Feed an apple to technology, any technology, today, and what do you get? Nothing. It’ll rot on top of any MIPS processor you place it on. About the only thing it’ll do is mush and short circuit the board, causing complete and usually irrevocable failure.

Want to get fancy? Feed the apple to an energy conversion technology like a biomass converter. Then you can convert the apple into a suboptimal amount of current that can be fed to a computer. And what will the computer do with it that’s so magical? Not much - really, all they do is ever-more-modern-and-fancy methods of loading memory addresses and performing simple operations on the contents. They can’t comprehend the depth of Robin Williams on cocaine.

There’s something really fundamentally wrong here, but the lesson in the end is that what we have today is complete crap when it comes to technology. There’s a long way to go, and if RTLinux was worth 10M, just think what a fruit-powered sonnet generator is worth!

And now, your moment of zen.

100/barrel by end of 08?

Sunday, October 7th, 2007

Rumored here.

Neat. Combine unstable and expensive energy supplies with a weak dollar and we can:

a. Make a serious push for other energy sources.

b. Learn to do things for ourselves again. You know, make stuff here using our now-cheaper US labor. (We did make things, once upon a time. It wasn’t always like this.)

Ideally, it’d be good to do both, if possible. Looking around sometimes, though, it’s hard to imagine many of the people around you as productive economic contributors. Consumers? Sure. But consumption without production only works as long as the credit line holds out. I didn’t live through the depression, but sometimes I think it would be a good thing for this place to go through something like that again. Reset mentalities a bit.

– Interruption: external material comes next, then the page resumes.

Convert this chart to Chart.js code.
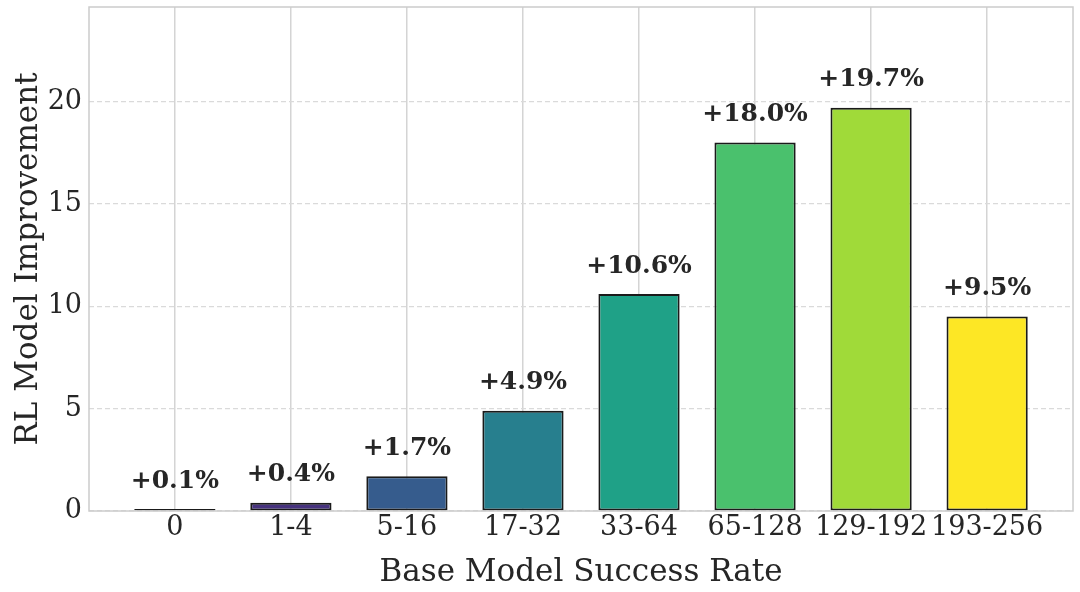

There’s a lot more that could happen in the next few years aside from the above 2 options, but those would be good things to do to solve some of the core problems facing the country. Dedicate a few areas of high desert to Stirling Energy and we can get at least a large jump on breaking the oil addiction. (I’m partial for being connected to them via FSMLabs/New Mexico.)

With oil rising and the dollar dropping, unless the labor markets really can capitalize on the labor costs (are markets really that efficent?) it seems like we are heading for a recession. I’ll guess the measurable indicators will be coming in July or so, after the rest of the mortgage ARM peaks settle out and the rest of the housing crunch hits the consumer. It has to come sooner or later - constant growth with finite resources doesn’t hold up forever, politically or physically.

We have the potential to become a leader again rather than just the big fat elephant in the room. The US used to be able to innovate, and if we don’t dig ourselves out of this energy mess, I don’t think we’ll ever get there again.